On a side note, there is another variant of dynamic array. In this implementation, when an array’s capacity appears insufficient, instead of moving the array to a larger space, only new elements are stored to the new space with a pointer attached to the previous array to locate the new space. This may remind you of linked list.
Lastly, let’s talk about which you may consider to use in day to day C# coding.
In C#, everyone loves and are familiar with List
. It provides satisfying performance in most cases and its API is easy to use. If you don’t know much about the data being stored, List
is the safe option.
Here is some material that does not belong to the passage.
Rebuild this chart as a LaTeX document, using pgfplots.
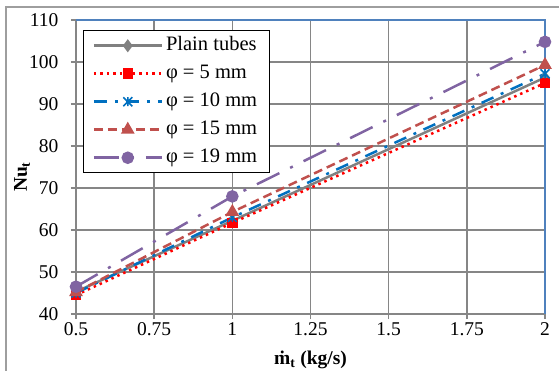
\documentclass[border=0pt]{standalone}
\usepackage{pgfplots}
\pgfplotsset{compat=1.18}
\usepackage{fontspec}
\setmainfont{Liberation Serif}
\definecolor{gridgray}{RGB}{134,134,134}
\definecolor{plaingray}{RGB}{128,128,128}
\definecolor{xblue}{RGB}{0,112,192}
\definecolor{xbrown}{RGB}{192,80,77}
\definecolor{xpurple}{RGB}{128,100,162}
\definecolor{frameblue}{RGB}{79,129,189}
\pgfdeclareplotmark{xstar}{%
 \pgfpathmoveto{\pgfqpoint{-\pgfplotmarksize}{-\pgfplotmarksize}}\pgfpathlineto{\pgfqpoint{\pgfplotmarksize}{\pgfplotmarksize}}%
 \pgfpathmoveto{\pgfqpoint{-\pgfplotmarksize}{\pgfplotmarksize}}\pgfpathlineto{\pgfqpoint{\pgfplotmarksize}{-\pgfplotmarksize}}%
 \pgfpathmoveto{\pgfqpoint{0pt}{-\pgfplotmarksize}}\pgfpathlineto{\pgfqpoint{0pt}{\pgfplotmarksize}}%
 \pgfusepathqstroke}
\begin{document}
\begin{tikzpicture}[x=1pt,y=1pt]
\draw[gridgray!80, line width=1.2pt] (6,-10) -- (6,363) -- (570,363);
\begin{axis}[
  at={(76pt,56pt)}, anchor=south west,
  scale only axis, width=469pt, height=294pt,
  xmin=0.5, xmax=2, ymin=40, ymax=110,
  xtick={0.5,0.75,1,1.25,1.5,1.75,2},
  xticklabels={0.5,0.75,1,1.25,1.5,1.75,2},
  ytick={40,50,60,70,80,90,100,110},
  grid=major, major grid style={draw=gridgray, line width=1.5pt},
  axis line style={draw=none},
  tick align=outside, xtick pos=bottom, ytick pos=left,
  major tick length=5pt, tick style={draw=gridgray, line width=1.5pt},
  ticklabel style={font=\fontsize{19.5}{22}\selectfont},
  yticklabel style={xshift=-9pt},
  /pgf/number format/assume math mode=true,
  clip=false,
  xlabel={\textbf{\.{m}\textsubscript{t} (kg/s)}},
  ylabel={\textbf{Nu\textsubscript{t}}},
  label style={font=\fontsize{19.5}{22}\selectfont},
  x label style={at={(axis description cs:0.5,-0.155)}, anchor=center},
  y label style={at={(axis description cs:-0.115,0.466)}, anchor=center, rotate=0},
  legend style={at={(0.015,0.966)}, anchor=north west, draw=black, line width=1pt, fill=white,
     font=\fontsize{20.5}{23}\selectfont, inner xsep=9pt, inner ysep=3pt,
     nodes={inner sep=3pt, text height=14pt, text depth=4.5pt}, row sep=3.5pt},
  legend cell align=left,
  legend image code/.code={\draw[line width=2.5pt, mark repeat=2, mark phase=2] plot coordinates {(0pt,0pt) (34pt,0pt) (68pt,0pt)};},
  every axis plot/.append style={line width=2.5pt},
]
\draw[gridgray, line width=1.5pt] (rel axis cs:0,1) -- (rel axis cs:0,0) -- (rel axis cs:1,0);
\draw[frameblue, line width=2pt] (rel axis cs:0,1) -- (rel axis cs:1,1) -- (rel axis cs:1,0);
\addplot[plaingray, solid, mark=diamond*, mark size=4.5pt, mark options={solid}] coordinates {(0.5,45.3) (1,62.2) (2,96.3)};
\addlegendentry{Plain tubes}
\addplot[red, dash pattern=on 2.5pt off 4pt, mark=square*, mark size=4pt, mark options={solid}] coordinates {(0.5,44.5) (1,61.7) (2,95.0)};
\addlegendentry{φ = 5 mm}
\addplot[xblue, dash pattern=on 13pt off 8pt on 3pt off 8pt, mark=xstar, mark size=4.5pt, mark options={solid, line width=1.5pt}] coordinates {(0.5,45.0) (1,63.0) (2,97.2)};
\addlegendentry{φ = 10 mm}
\addplot[xbrown, dash pattern=on 9pt off 5pt, mark=triangle*, mark size=5.5pt, mark options={solid}] coordinates {(0.5,45.2) (1,64.3) (2,99.3)};
\addlegendentry{φ = 15 mm}
\addplot[xpurple, dash pattern=on 25pt off 12pt on 3pt off 12pt, mark=*, mark size=5pt, mark options={solid}] coordinates {(0.5,46.5) (1,68.0) (2,104.8)};
\addlegendentry{φ = 19 mm}
\end{axis}
\pgfresetboundingbox
\useasboundingbox (0,0) rectangle (559,370);
\end{tikzpicture}
\end{document}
Its performance should be good enough in most cases as it uses dynamic array under the hood.
Array
is frowned upon by some for various reasons, unless the developer is certain that the size will be fixed and the performance is crucial.
LinkedList
is often forgotten when some kind of list structure is required by C# developer. In fact, LinkedList
does not implement the IList
interface. Why? Because IList
represents a collection of objects that can be individually accessed by index. That simply is not how linked list ADT works. But LinkedList
could be helpful, as pointed out above, when insert (in the middle or prepend, as list
actually does append really well) and removal happens often and when elements are accessed mostly via enumerating instead of index.